Es ist eine spezielle Atmosphäre, die im «Killer» in Turgi herrscht. Im offenen, hellen Raum, in den die Ateliergemeinschaft gezogen ist, erinnert kaum mehr etwas an die vorherige Nutzung: Im Eingangsbereich entdeckt man Schmuck und andere kreative Produkte in Regalen, in einem Teil des Raumes stehen mehrere grosse Webstühle. Nur die Küche im hinteren Teil und der lange Beizentisch für das gemeinsame Mittagessen verraten, dass hier zuvor ein Restaurant war. An einigen der 14 Arbeitsplätze geht gerade jeder seiner eigenen Arbeit nach – manche hauptberuflich, andere als Hobby. Die Stimmung ist dabei sehr locker: Wie in einer Art Wohngemeinschaft herrscht zwischen den kreativen Köpfen ein freundschaftlicher Umgang.

Die Journalistin Anouk Holthuizen hat 2014 zusammen mit Christof Borner und Vera Käufeler sowie 18 weiteren Interessierten die Ateliergemeinschaft gegründet. Die drei suchten einen günstigen Arbeitsplatz für ihre freie Tätigkeit und fanden diesen in der leer stehenden Blumenladen Widmer an der Seminarstrasse in Wettingen. Während über die Jahre einige Mitglieder die Gemeinschaft verlassen haben, sind andere hinzugekommen. Heute zählt die «Vitrine» 17 Mitglieder, von der Weberin oder Schmuckgestalterin bis hin zum Tüftler. Da es aber nun beim Blumenladen einen Neubau geben wird, musste ein neuer Ort her. Das «Killer» eignete sich dafür in den Augen der Gemeinschaft am besten: «Hier sind wir mehr im Zentrum und somit besser in der Umgebung eingebettet», sagt Holthuizen. Einen Atelierplatz für so wenig Geld zu finden, sei nur dank der vielen Mitglieder möglich.
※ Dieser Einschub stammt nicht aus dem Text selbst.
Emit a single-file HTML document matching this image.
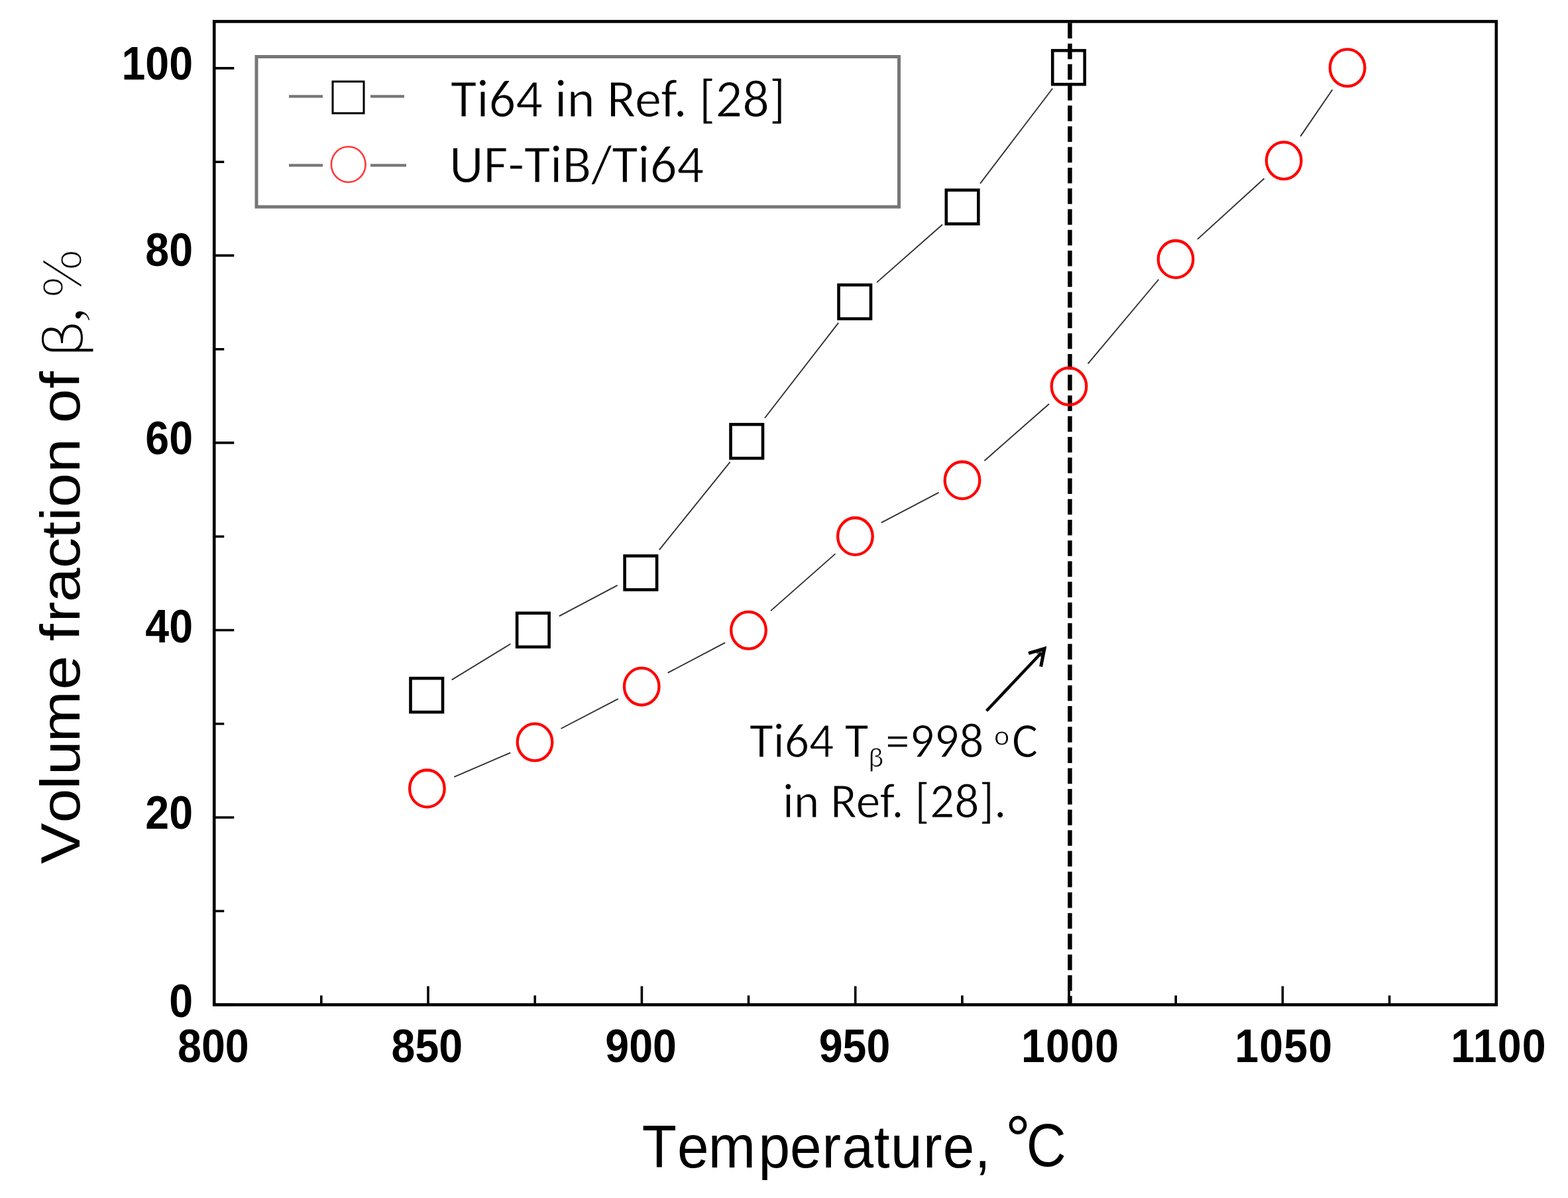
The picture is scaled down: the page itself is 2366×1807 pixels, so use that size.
<!DOCTYPE html>
<html><head><meta charset="utf-8"><title>Volume fraction of β vs Temperature</title>
<style>html,body{margin:0;padding:0;background:#fff;overflow:hidden;}svg{display:block;}</style></head>
<body>
<svg width="2366" height="1807" viewBox="0 0 2366 1807">
<rect x="0" y="0" width="2366" height="1807" fill="#fff"/>
<path d="M323.2 1515.5H353.2 M323.2 1374.2H338.2 M323.2 1233.0H353.2 M323.2 1091.7H338.2 M323.2 950.5H353.2 M323.2 809.2H338.2 M323.2 667.9H353.2 M323.2 526.7H338.2 M323.2 385.4H353.2 M323.2 244.2H338.2 M323.2 102.9H353.2 M484.8 1515.5V1501.5 M646.0 1515.5V1487.5 M807.2 1515.5V1501.5 M968.4 1515.5V1487.5 M1129.5 1515.5V1501.5 M1290.7 1515.5V1487.5 M1451.9 1515.5V1501.5 M1613.0 1515.5V1487.5 M1774.2 1515.5V1501.5 M1935.4 1515.5V1487.5 M2096.6 1515.5V1501.5" stroke="#000" stroke-width="3.6" fill="none"/>
<line x1="1614.4" y1="32.4" x2="1614.4" y2="1515.5" stroke="#000" stroke-width="6.5" stroke-dasharray="23.5 7.73" stroke-dashoffset="-2"/>
<rect x="323.2" y="32.4" width="1934.6" height="1483.1" fill="none" stroke="#000" stroke-width="4.6"/>
<text transform="translate(321.9,1602) scale(1,1.09)" text-anchor="middle" font-family="Liberation Sans, Arial, sans-serif" font-weight="bold" font-size="64.5">800</text>
<text transform="translate(644.4,1602) scale(1,1.09)" text-anchor="middle" font-family="Liberation Sans, Arial, sans-serif" font-weight="bold" font-size="64.5">850</text>
<text transform="translate(967.1,1602) scale(1,1.09)" text-anchor="middle" font-family="Liberation Sans, Arial, sans-serif" font-weight="bold" font-size="64.5">900</text>
<text transform="translate(1289.5,1602) scale(1,1.09)" text-anchor="middle" font-family="Liberation Sans, Arial, sans-serif" font-weight="bold" font-size="64.5">950</text>
<text transform="translate(1615.1,1602) scale(1,1.09)" text-anchor="middle" font-family="Liberation Sans, Arial, sans-serif" font-weight="bold" font-size="64.5" letter-spacing="1.2">1000</text>
<text transform="translate(1937.3,1602) scale(1,1.09)" text-anchor="middle" font-family="Liberation Sans, Arial, sans-serif" font-weight="bold" font-size="64.5" letter-spacing="1.2">1050</text>
<text transform="translate(2261.5,1602) scale(1,1.09)" text-anchor="middle" font-family="Liberation Sans, Arial, sans-serif" font-weight="bold" font-size="64.5" letter-spacing="1.2">1100</text>
<text transform="translate(291,1534.0) scale(1,1.09)" text-anchor="end" font-family="Liberation Sans, Arial, sans-serif" font-weight="bold" font-size="64.5">0</text>
<text transform="translate(291,1250.1) scale(1,1.09)" text-anchor="end" font-family="Liberation Sans, Arial, sans-serif" font-weight="bold" font-size="64.5">20</text>
<text transform="translate(291,969.0) scale(1,1.09)" text-anchor="end" font-family="Liberation Sans, Arial, sans-serif" font-weight="bold" font-size="64.5">40</text>
<text transform="translate(291,684.6) scale(1,1.09)" text-anchor="end" font-family="Liberation Sans, Arial, sans-serif" font-weight="bold" font-size="64.5">60</text>
<text transform="translate(291,400.8) scale(1,1.09)" text-anchor="end" font-family="Liberation Sans, Arial, sans-serif" font-weight="bold" font-size="64.5">80</text>
<text transform="translate(291,120.0) scale(1,1.09)" text-anchor="end" font-family="Liberation Sans, Arial, sans-serif" font-weight="bold" font-size="64.5">100</text>
<path d="M681.7 1025.4L770.3 971.2 M843.7 929.4L931.6 882.8 M994.8 829.4L1101.6 696.8 M1154.0 630.5L1265.2 486.9 M1323.1 425.9L1422.0 338.7 M1479.0 276.8L1588.2 133.5 M685.3 1171.8L770.3 1135.3 M846.5 1099.0L932.7 1054.1 M1007.6 1014.9L1094.1 969.4 M1162.9 921.4L1260.4 835.4 M1329.8 788.3L1416.6 742.9 M1485.4 695.0L1583.0 609.2 M1641.6 548.7L1748.3 421.5 M1806.9 360.9L1907.6 269.2 M1962.3 205.6L2010.5 135.2" stroke="#303030" stroke-width="1.9" fill="none"/>
<rect x="619.5" y="1023.1" width="48.5" height="51" fill="none" stroke="#000" stroke-width="4.6"/>
<rect x="780.1" y="924.8" width="48.5" height="51" fill="none" stroke="#000" stroke-width="4.6"/>
<rect x="942.6" y="838.5" width="48.5" height="51" fill="none" stroke="#000" stroke-width="4.6"/>
<rect x="1102.5" y="640.2" width="48.5" height="51" fill="none" stroke="#000" stroke-width="4.6"/>
<rect x="1265.5" y="429.8" width="48.5" height="51" fill="none" stroke="#000" stroke-width="4.6"/>
<rect x="1427.8" y="286.7" width="48.5" height="51" fill="none" stroke="#000" stroke-width="4.6"/>
<rect x="1588.2" y="76.2" width="48.5" height="51" fill="none" stroke="#000" stroke-width="4.6"/>
<ellipse cx="644.4" cy="1189.4" rx="26.3" ry="27.9" fill="none" stroke="#f00" stroke-width="4.3"/>
<ellipse cx="807" cy="1119.5" rx="26.3" ry="27.9" fill="none" stroke="#f00" stroke-width="4.3"/>
<ellipse cx="968.2" cy="1035.6" rx="26.3" ry="27.9" fill="none" stroke="#f00" stroke-width="4.3"/>
<ellipse cx="1129.5" cy="950.8" rx="26.3" ry="27.9" fill="none" stroke="#f00" stroke-width="4.3"/>
<ellipse cx="1290.4" cy="808.9" rx="26.3" ry="27.9" fill="none" stroke="#f00" stroke-width="4.3"/>
<ellipse cx="1452" cy="724.4" rx="26.3" ry="27.9" fill="none" stroke="#f00" stroke-width="4.3"/>
<ellipse cx="1613" cy="582.8" rx="26.3" ry="27.9" fill="none" stroke="#f00" stroke-width="4.3"/>
<ellipse cx="1774" cy="390.9" rx="26.3" ry="27.9" fill="none" stroke="#f00" stroke-width="4.3"/>
<ellipse cx="1937.2" cy="242.3" rx="26.3" ry="27.9" fill="none" stroke="#f00" stroke-width="4.3"/>
<ellipse cx="2033.1" cy="102.2" rx="26.3" ry="27.9" fill="none" stroke="#f00" stroke-width="4.3"/>
<rect x="387" y="85.5" width="969.5" height="226.5" fill="none" stroke="#777" stroke-width="5"/>
<path d="M436 145.3H487M559 145.3H610M436 249.3H487M559 249.3H613" stroke="#777" stroke-width="4.2" fill="none"/>
<rect x="502" y="123" width="47" height="47.8" fill="none" stroke="#000" stroke-width="3"/>
<ellipse cx="525.7" cy="248" rx="25.8" ry="26.8" fill="none" stroke="#ff3b3b" stroke-width="2.6"/>
<text x="680" y="175.5" font-family="Carlito, Calibri, Liberation Sans, sans-serif" stroke="#fff" stroke-width="1" font-size="80.3" fill="#000" textLength="505.5" lengthAdjust="spacingAndGlyphs">Ti64 in Ref. [28]</text>
<text x="678" y="274.5" font-family="Carlito, Calibri, Liberation Sans, sans-serif" stroke="#fff" stroke-width="1" font-size="80.3" fill="#000" textLength="384.2" lengthAdjust="spacingAndGlyphs">UF-TiB/Ti64</text>
<text x="1131" y="1141.5" font-family="Carlito, Calibri, Liberation Sans, sans-serif" stroke="#fff" stroke-width="1" font-size="73.5" fill="#000" textLength="179.6" lengthAdjust="spacingAndGlyphs">Ti64 T</text>
<text x="1310" y="1157" font-family="Carlito, Calibri, Liberation Sans, sans-serif" stroke="#fff" stroke-width="1" font-size="44" fill="#000">β</text>
<text x="1336" y="1141.5" font-family="Carlito, Calibri, Liberation Sans, sans-serif" stroke="#fff" stroke-width="1" font-size="73.5" fill="#000" textLength="148.4" lengthAdjust="spacingAndGlyphs">=998</text>
<text x="1500" y="1123.5" font-family="Carlito, Calibri, Liberation Sans, sans-serif" stroke="#fff" stroke-width="1" font-size="44" fill="#000">o</text>
<text x="1527" y="1141.5" font-family="Carlito, Calibri, Liberation Sans, sans-serif" stroke="#fff" stroke-width="1" font-size="73.5" fill="#000">C</text>
<text x="1181" y="1232.5" font-family="Carlito, Calibri, Liberation Sans, sans-serif" stroke="#fff" stroke-width="1" font-size="73.5" fill="#000" textLength="337.5" lengthAdjust="spacingAndGlyphs">in Ref. [28].</text>
<path d="M1488.6 1072.2L1571 985" stroke="#000" stroke-width="4.5" fill="none"/>
<path d="M1552 985.4L1576 978.3L1570.6 1005.4" stroke="#000" stroke-width="5" fill="none" stroke-miterlimit="10"/>
<path d="M1576 978.3L1562 983.5L1571.5 992Z" fill="#000" fill-opacity="0.6"/>
<text transform="translate(0,1761) scale(1,1.06)" x="968.8 1021.9 1068.8 1144.5 1192.1 1240.5 1270.5 1318.8 1344.0 1393.1 1422.7 1470.8" y="0" font-family="Liberation Sans, Arial, sans-serif" font-size="85.5" style="font-kerning:none">Temperature,</text>
<text transform="translate(0,1753) scale(1,1.05)" x="1516.9" y="0" font-family="Liberation Sans, Arial, sans-serif" font-size="95">°</text>
<text transform="translate(0,1759.3) scale(1,1.098)" x="1548.8" y="0" font-family="Liberation Sans, Arial, sans-serif" font-size="83">C</text>
<text transform="translate(119.8,1304) rotate(-90) scale(1.107,1)" x="0.6 56.6 102.3 122.0 166.7 238.1 247.5 304.4 330.1 357.5 403.5 443.9 467.9 486.6 534.0 545.6 601.5 648.7" y="0" font-family="Liberation Sans, Arial, sans-serif" font-size="84" style="font-kerning:none">Volume fraction of</text>
<text transform="translate(124,541.2) rotate(-90) scale(1.19,1)" font-family="DejaVu Sans, sans-serif" font-weight="200" font-size="80">β</text>
<text transform="translate(121.6,487.4) rotate(-90) scale(1.2,1.07)" font-family="Liberation Serif, serif" font-size="85" stroke="#fff" stroke-width="1.6">,</text>
<text transform="translate(122,451.2) rotate(-90) scale(1.088,1.01)" font-family="DejaVu Sans, sans-serif" font-weight="200" font-size="75" stroke="#fff" stroke-width="0.8">%</text>
</svg>
</body></html>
Trotz der Nähe zu Wettingen sei der Umzug nach Turgi sehr aufwendig gewesen. «Um die Webstühle transportieren zu können, mussten wir sie auseinandernehmen», erzählt Grafikerin Marianne Padeste. Das erneute Aufbauen hätten die neun Weberinnen aber an nur einem Tag geschafft. Die Farbgestaltung des Raumes hat Regina Bigler, ebenfalls ein Mitglied der «Vi­trine», übernommen. Die zuvor in verschiedenen Farben gestrichenen Wände wurden hellblau, um Ruhe und Weite auszustrahlen. So sollen die kreativen Ideen gefördert werden. Charakteristisch für die «Vitrine» ist die Mischung verschiedener Gewerbe und die Vielfalt an Tätigkeiten. Gegenseitige Inspiration und Austausch sowie Zusammenarbeit werden dabei gross geschrieben. Ein Beispiel hierfür sind die Arbeiten für das Geschäft «Sprungbrett Baden», wo Schmuckgestalterin Monika Kappeler ausstellt: Bigler war auch dort für die Farbgestaltung zuständig, Padeste unter anderem für Logo und Flyer. Die Idee der Ateliergemeinschaft ist, mit vielen Leuten einen Ort zu teilen, an dem man gemeinsam seiner Leidenschaft nachgehen kann. «Viele kreative Tätigkeiten scheitern am Raumangebot», so Anouk Holthuizen. Sie findet, kreative Menschen sollten – im doppelten Sinne – mehr Raum für ihre Ideen erhalten. Umso grösser die Dankbarkeit der Mitglieder, schon seit Jahren diese Möglichkeit zu haben. Zusätzlich zur Werkstätte nutzt die Ateliergemeinschaft das Lokal für Webkurse und den Verkauf ihrer Produkte. Einige von ihnen waren auch schon am Weihnachtsmarkt von Turgi, um sich der Bevölkerung vorzustellen.

«Wir wollen aber künftig noch mehr Angebote für Interessierte schaffen», verrät Holthuizen. Geplant ist eine alljährliche Ausstellung sowie ab und zu kleinere kulturelle Anlässe für die Menschen aus Turgi. Damit will die Gemeinschaft auch zur Integration von Flüchtlingen beitragen. Als Erstes auf dem Programm steht jedoch am 9. Mai ein Tag der offenen Tür in der «Vitrine».

Sonntagsmaler Roland Wal­thert ist laut eigener Auskunft einer der beiden «Quotenmänner» der Ateliergemeinschaft. Er hat schon als Jugendlicher gezeichnet und freut sich darüber, seit der Rente mehr Zeit für sein künstlerisches Hobby zu haben. Was er neben seinem hellen Plätzchen am meisten schätzt, ist die Gemeinschaft: «Ich bin zwar um einiges Älter als der Rest, aber die Frauen sind sehr sympathisch», sagt der 75-Jährige. Die Vielfalt der Tätigkeiten finde er «ausserordentlich interessant». Denn diese würde der Gruppe eine ganz besondere Harmonie geben.